社説 首相の「脱原発」表明 妥当だが議論が足りぬ

 菅直人首相が表明した「脱原発」。段階的に依存度を下げ、将来は原発がなくてもやっていける社会を目指すという。

 その方向性は妥当といえる。だが、国のエネルギー政策の大転換なのに、政権内で議論を積み上げて打ち出した形跡はない。それが最大の不安材料だ。

 時期などの具体的な目標も示していない。「どう進めようとしているのか分からない」。いぶかしがる声が与野党内や自治体トップから上がるのは当然だろう。

 それに対し枝野幸男官房長官は「遠い将来の希望を語った」と説明した。早くもトーンダウンなのか。消費税引き上げや環太平洋連携協定(TPP)といった前例もある。唐突に打ち上げて尻すぼみになる懸念は拭えない。

 首相の延命策との受け止めもある。本人は否定するが、脱原発を争点にした解散論もくすぶる。

 原発問題を政局に利用するようなことがあってはならない。退陣を表明した首相の下でなく、次期政権で腰を据えて議論すべき重要なテーマである。

 首相も強調したように、電力の約3割を賄ってきた原発に対する国民の見方は、福島第1原発事故で劇的に変わった。

 事故が起きるとコントロールできない原子力の怖さを多くの人が感じた。世界有数の地震国というリスクの大きさも思い知った。

 使用済み核燃料が原発の中にため込まれたまま行き場がない実態も白日の下にさらされた。再処理して活用する核燃料サイクル計画の見通しが立たないことも原発依存の未来を暗くしている。

 再生可能エネルギーの推進に異議を唱える人はいまい。ただ、いつまでにどのくらい原発からの転換を進めるのかという青写真がなくては、空論になりかねない。

 経済界などから早くも異論が出ている。安い電力の確保に支障が生ずれば企業の海外流出が進み、国内の雇用確保にも影響が出てくるという。電力業界や経済産業省内にも、そんな見方が根強く残っていよう。

 ただ、休止中の原発の再稼働が見込めないこの夏、当初言われていた電力危機はどうやら免れそうだ。首相も言及したように、節電や自家発電の活用などで対応できる見通しとなった。

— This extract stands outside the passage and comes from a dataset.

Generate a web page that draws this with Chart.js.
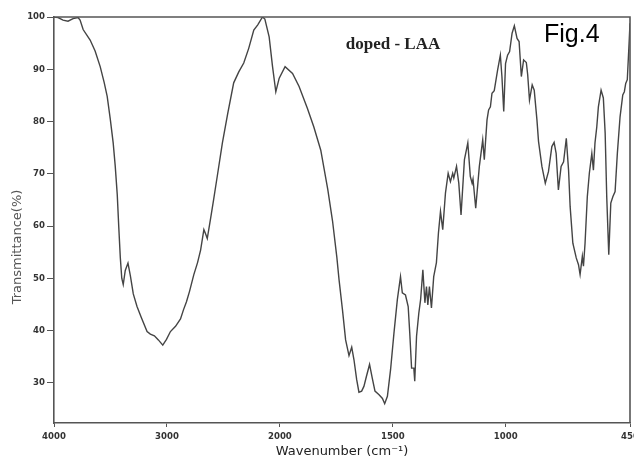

 今回、分かったことがある。電力に関する問題は、さまざまな前提を変えれば、導かれる答えが違ってくるという事実だ。

 これまで電力需要は伸び続けることが前提になっていた。ところが、これから国内の人口は減る。電力浪費型の暮らしを見直し、産業界も省エネ技術に磨きを掛ければ、原発への依存度を着実に減らすことも可能ではないか。

 原発を推進してきた自民党も政策の見直しを始めた。国会での論戦はもちろん、国民的な議論が欠かせない。

 あらゆる前提をゼロから吟味し直した上で、選択肢を絞っていく。そんな営みに国民が参画できるようにすべきだ。